Today on the blog, I’m off to explore for #ReadIndies a book from a lovely indie press which is relatively new to me – Little Toller Books. I’m not entirely sure where I came across them, but it was probably on book Twitter; and they’re a publisher specialising in classic and new writing about nature, wildlife and landscape. I’ve read and loved two of their books so far – “Beyond the Fell Wall” and “On Silbury Hill“. Both are part of the Little Toller Monographs range, and today’s book is another one of those – “Snow” by Marcus Sedgwick.

Since every snowflake must take an individual path towards the ground, no two will have had precisely the same conditions for growth, and so no two will be alike.

Sedgwick is an author and illustrator with many prizes under his belt; and “Snow” takes a very personal look at that white fluffy stuff that appears to be so pretty but can be so devastating to the human species. Divided into six sections, to replicate the six points of a snowflake, the book explores different aspects of show – from the science, the art inspired by it, its histories and mythologies to the transformations it brings about. Sedgwick is old enough (like me) to remember times when snowfall was more prolonged and dramatic in the south of Britain; and interestingly, he explores whether this is just his faulty memory making more of what happened and concludes from consulting meteorological records that in fact it was the case – winters *were* snowier when he (and I!) were younger.

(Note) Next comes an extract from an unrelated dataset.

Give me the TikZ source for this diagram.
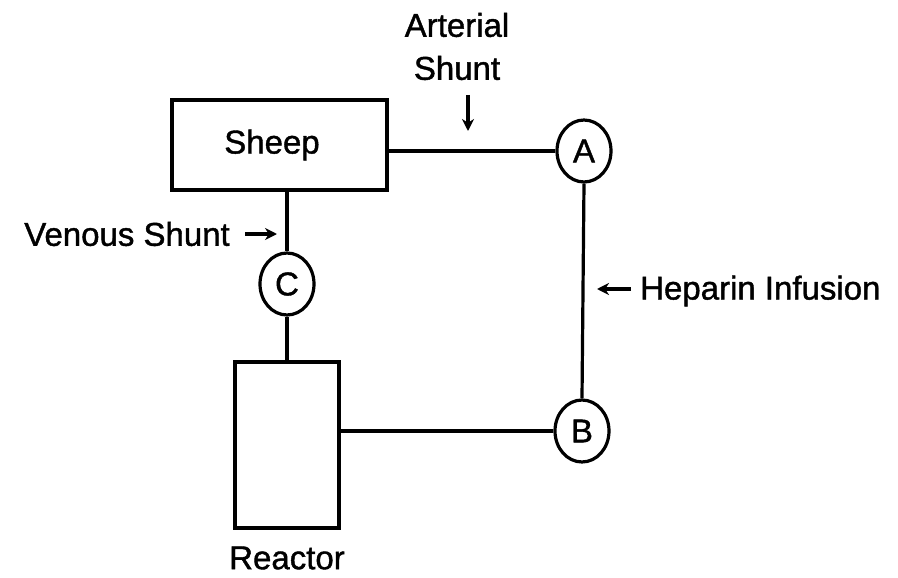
\documentclass[tikz,border=0pt]{standalone}
\usepackage{fontspec}
\setmainfont{Liberation Sans}
\newfontfamily\lblfont[FakeBold=1.2]{Liberation Sans}
\usetikzlibrary{arrows.meta,shapes.geometric}
\begin{document}
\begin{tikzpicture}[x=1pt,y=-1pt,
  every node/.style={font=\lblfont\fontsize{33}{38}\selectfont},
  line/.style={line width=3.2pt},
  boxn/.style={draw,line width=3.2pt,inner sep=0pt},
  valve/.style={draw,ellipse,line width=3.2pt,minimum width=54pt,minimum height=62pt,inner sep=0pt},
  lbl/.style={inner sep=0pt},
  ptr/.style={line width=3.2pt,-{Stealth[length=12pt,width=12pt]}}]
\useasboundingbox (0,0) rectangle (898,578);
\node[boxn,minimum width=215pt,minimum height=90pt] (sheep) at (279.5,145) {};
\node[lbl] at (272,145) {Sheep};
\node[boxn,minimum width=104pt,minimum height=166pt] (reactor) at (287,445) {};
\node[lbl] (rl) at (287,558) {Reactor};
\node[valve] (A) at (584,151) {A};
\node[valve] (B) at (582,431) {B};
\node[valve] (C) at (287,284) {C};
\coordinate (s1) at (387,151);
\coordinate (s2) at (287,190);
\coordinate (r1) at (287,362);
\coordinate (r2) at (339,431);
\draw[line] (s1) -- (A.west);
\draw[line] (A.south) -- (B.north);
\draw[line] (r2) -- (B.west);
\draw[line] (s2) -- (C.north);
\draw[line] (C.south) -- (r1);
\node[lbl] (art) at (457,25) {Arterial};
\node[lbl] (shu) at (457,68) {Shunt};
\coordinate (a1) at (468,95);
\coordinate (a2) at (468,131);
\draw[ptr] (a1) -- (a2);
\node[lbl,anchor=east] (ven) at (230,234) {Venous Shunt};
\coordinate (v1) at (245,234);
\coordinate (v2) at (277,234);
\draw[ptr] (v1) -- (v2);
\node[lbl,anchor=west] (hep) at (640,291) {Heparin Infusion};
\coordinate (h1) at (631,289);
\coordinate (h2) at (597,289);
\draw[ptr] (h1) -- (h2);
\end{tikzpicture}
\end{document}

The explorations of the past are also fascinating, looking at periods like the Little Ice Age (which features so memorably, for example, in Woolf’s “Orlando” during eras when the Thames would freeze); and also going back to the times of the glaciers, looking at the effects on our landscapes. There are of course many fables and legends set in cold worlds, such as the fairy tale of the Snow Queen; and as Sedgwick points out, it’s not surprising that Jadis in the Narnia stories has the land plunged into permanent winter. Cold and snow equate with ice which is symbolic of darker, more evil people and intent.

For most of us, life in the fullest sense of the word is unthinkable without some form of art. I have met people who deny there is any great need for art; that the important things in life are food, shelter, education and so on. And yes, of course these things are vital, with but without art in some form, be it music, film, literature etc., we are not living.

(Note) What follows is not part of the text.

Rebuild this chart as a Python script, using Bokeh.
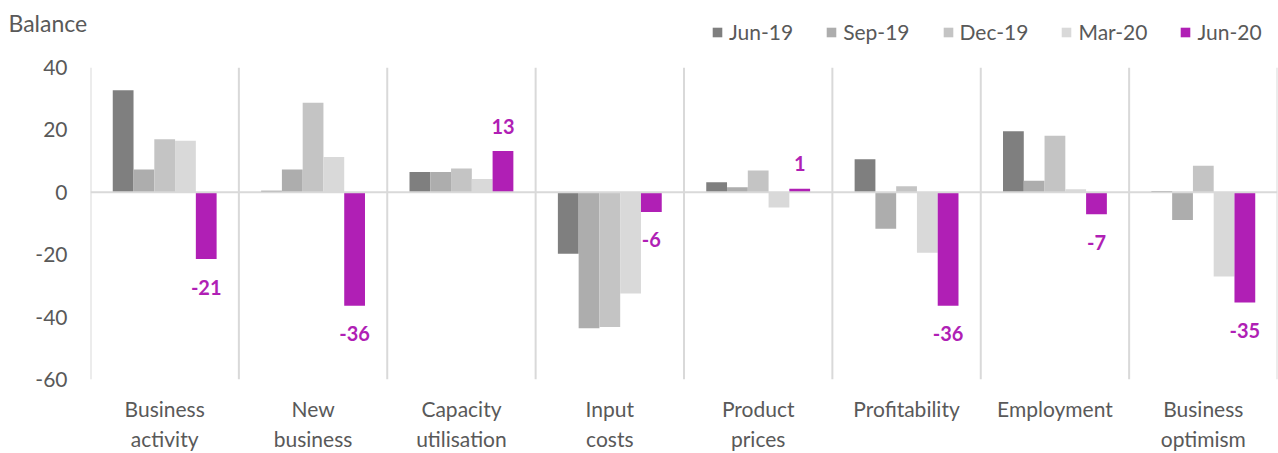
from bokeh.plotting import figure
from bokeh.layouts import column
from bokeh.models import (ColumnDataSource, FactorRange, Range1d, Span, Legend,
                          LegendItem, Label, FixedTicker)
from bokeh.transform import dodge
from bokeh.core.properties import value
from bokeh.embed import file_html
from bokeh.resources import INLINE

categories = ["Business\nactivity", "New\nbusiness", "Capacity\nutilisation",
              "Input\ncosts", "Product\nprices", "Profitability", "Employment",
              "Business\noptimism"]
series_names = ["Jun-19", "Sep-19", "Dec-19", "Mar-20", "Jun-20"]
jun19 = [32.7, 0.5, 6.5, -19.7, 3.2, 10.6, 19.6, 0.4]
sep19 = [7.3, 7.3, 6.5, -43.6, 1.6, -11.7, 3.7, -8.9]
dec19 = [17.0, 28.7, 7.6, -43.2, 7.0, 1.9, 18.1, 8.5]
mar20 = [16.5, 11.3, 4.3, -32.4, -4.9, -19.4, 1.0, -27.0]
jun20 = [-21.4, -36.4, 13.2, -6.3, 1.1, -36.4, -7.0, -35.3]
y_ticks = [-60, -40, -20, 0, 20, 40]
y_title = "Balance"

colors = ["#7F7F7F", "#ADADAD", "#C4C4C4", "#D9D9D9", "#B01FB5"]
text_color = "#595959"
FONT = "Lato"

series = [jun19, sep19, dec19, mar20, jun20]
data = {"cat": categories}
for name, vals in zip(series_names, series):
    data[name] = vals
src = ColumnDataSource(data)

x_range = FactorRange(*categories, range_padding=0)
y_range = Range1d(min(y_ticks), max(y_ticks))

# ---------------- main chart ----------------
p = figure(width=1278, height=403, x_range=x_range, y_range=y_range,
           output_backend="svg", toolbar_location=None,
           min_border_left=90, min_border_right=1, min_border_top=17,
           min_border_bottom=73)
p.frame_align = False
p.outline_line_color = None
p.xgrid.visible = False
p.ygrid.visible = False

for i in range(len(categories) + 1):
    p.add_layout(Span(location=i, dimension="height", line_color="#D9D9D9",
                      line_width=2, level="underlay"))

bar_w = 0.14
offsets = [(k - 2) * bar_w for k in range(5)]
for k, name in enumerate(series_names):
    p.vbar(x=dodge("cat", offsets[k], range=x_range), top=name, bottom=0,
           width=bar_w, source=src, fill_color=colors[k], line_color=None)

p.add_layout(Span(location=0, dimension="width", line_color="#D9D9D9", line_width=2))

lab_src = ColumnDataSource({
    "cat": categories,
    "y": jun20,
    "text": [f"{v:.0f}" for v in jun20],
    "yoff": [28 if v < 0 else -25 for v in jun20],
})
p.text(x=dodge("cat", offsets[4], range=x_range), y="y", text="text",
       y_offset="yoff", source=lab_src, text_align="center", text_baseline="middle",
       text_font=value(FONT), text_font_style="bold", text_font_size="20px",
       text_color=colors[4])

p.yaxis.ticker = FixedTicker(ticks=y_ticks)
p.yaxis.major_label_overrides = {t: str(t) for t in y_ticks}
for ax in (p.xaxis, p.yaxis):
    ax.axis_line_color = None
    ax.major_tick_line_color = None
    ax.minor_tick_line_color = None
    ax.major_tick_out = 0
    ax.major_tick_in = 0
    ax.major_label_text_font = FONT
    ax.major_label_text_font_size = "21px"
    ax.major_label_text_color = text_color
p.yaxis.major_label_standoff = 23
p.xaxis.major_label_standoff = 16
p.xaxis.major_label_text_line_height = 1.2

# ---------------- header (title + legend) ----------------
h = figure(width=1278, height=50, x_range=x_range, y_range=y_range,
           output_backend="svg", toolbar_location=None,
           x_axis_location=None, y_axis_location=None,
           min_border_left=0, min_border_right=0, min_border_top=0,
           min_border_bottom=0)
h.frame_align = False
h.outline_line_color = None
h.grid.visible = False
leg_renderers = []
for k, name in enumerate(series_names):
    r = h.vbar(x=dodge("cat", offsets[k], range=x_range), top=name, bottom=0,
               width=bar_w, source=src, fill_color=colors[k], line_color=None)
    r.visible = False
    leg_renderers.append(r)

h.add_layout(Label(x=8, y=28, x_units="screen", y_units="screen", text=y_title,
                   text_font=FONT, text_font_size="23px", text_color=text_color,
                   text_baseline="middle"))

legend = Legend(items=[LegendItem(label=n, renderers=[r])
                       for n, r in zip(series_names, leg_renderers)],
                orientation="horizontal", location=(711, 6), click_policy="none",
                glyph_width=12, glyph_height=12, label_standoff=6, spacing=32,
                padding=0, margin=0, border_line_color=None, background_fill_alpha=0,
                label_text_font=FONT, label_text_font_size="21px",
                label_text_color=text_color, label_height=20)
h.add_layout(legend)

layout = column(h, p, spacing=0)
open("out.html", "w").write(file_html(layout, INLINE))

“Snow” is a slim work of only 104 pages, yet it probes deeply into our relationship with the weather, and how snowfall appears throughout our stories, whatever form they appear in. Woven into the book are Sedgwick’s personal experiences with the substance; he currently lives at the edge of the French Alps, and as he relates, snowfall and the avalanches it brings can be a matter of life and death.  Sedgwick’s descriptions of waking up to a silent, changed world really resonated – there’s a strangeness to the world when it’s been blanketed in snow, and I’m not sure humans are ever completely reconciled to that.

Nature’s timescales are somewhat longer than our own, even than that of our species. Nature has a way of doing what she wants to, in the end, and it only needs a little land and snowslide to block the road to remind us of that.

Ironically, I started reading this book on the first day of this winter’s snow in my part of the world; and it certainly shed light on my sometimes complex feelings about this kind of weather and the effect it has on our everyday world. The emotions stirred when you’re faced with a landscape covered with untouched snow are deep, and the spectacle is beautiful. Yet there’s always an ambivalence because of the restriction and disruption it can cause to everyday life, as well as the actual physical danger it can create. Particularly in this country, we never seem prepared to deal with the changes snow brings, and I have felt nervous and slightly threatened in the past during heavy falls; at those times, my go-to therapy is reading “The Long Winter” by Laura Ingalls Wilder and reminding myself that what’s happening here is not so bad and even if the trains aren’t running properly for a day, I’m not going to starve… And during these lockdown times I am less bothered as I’m not exactly going anywhere much; though seeing how the car behaved during the recent snow on a short trip to the shop for vegetables was a reminder of the substance’s power to disrupt.

Psy guy, CC BY-SA 3.0 <http://creativecommons.org/licenses/by-sa/3.0/&gt;, via Wikimedia Commons

But I digress. “Snow” is a beautiful book and another delight from Little Toller. An often poetic and profound meditation on the white stuff and its effects, it was ideal reading whilst snuggled down and cosy. The book is the perfect mix of the personal and the universal, and Sedgwick’s thoughts on the effects of climate change were also sobering, and got me thinking again about the need to channel my inner Greta Thunberg. Will we reach a time on the planet when there is no more snow? I fear we will, and that will be such a shame. It’s a substance that has the ability to transform our landscape, fascinate us and allow us to look at our world anew, inspiring myths and stories – and without snow, our world will be a poorer place.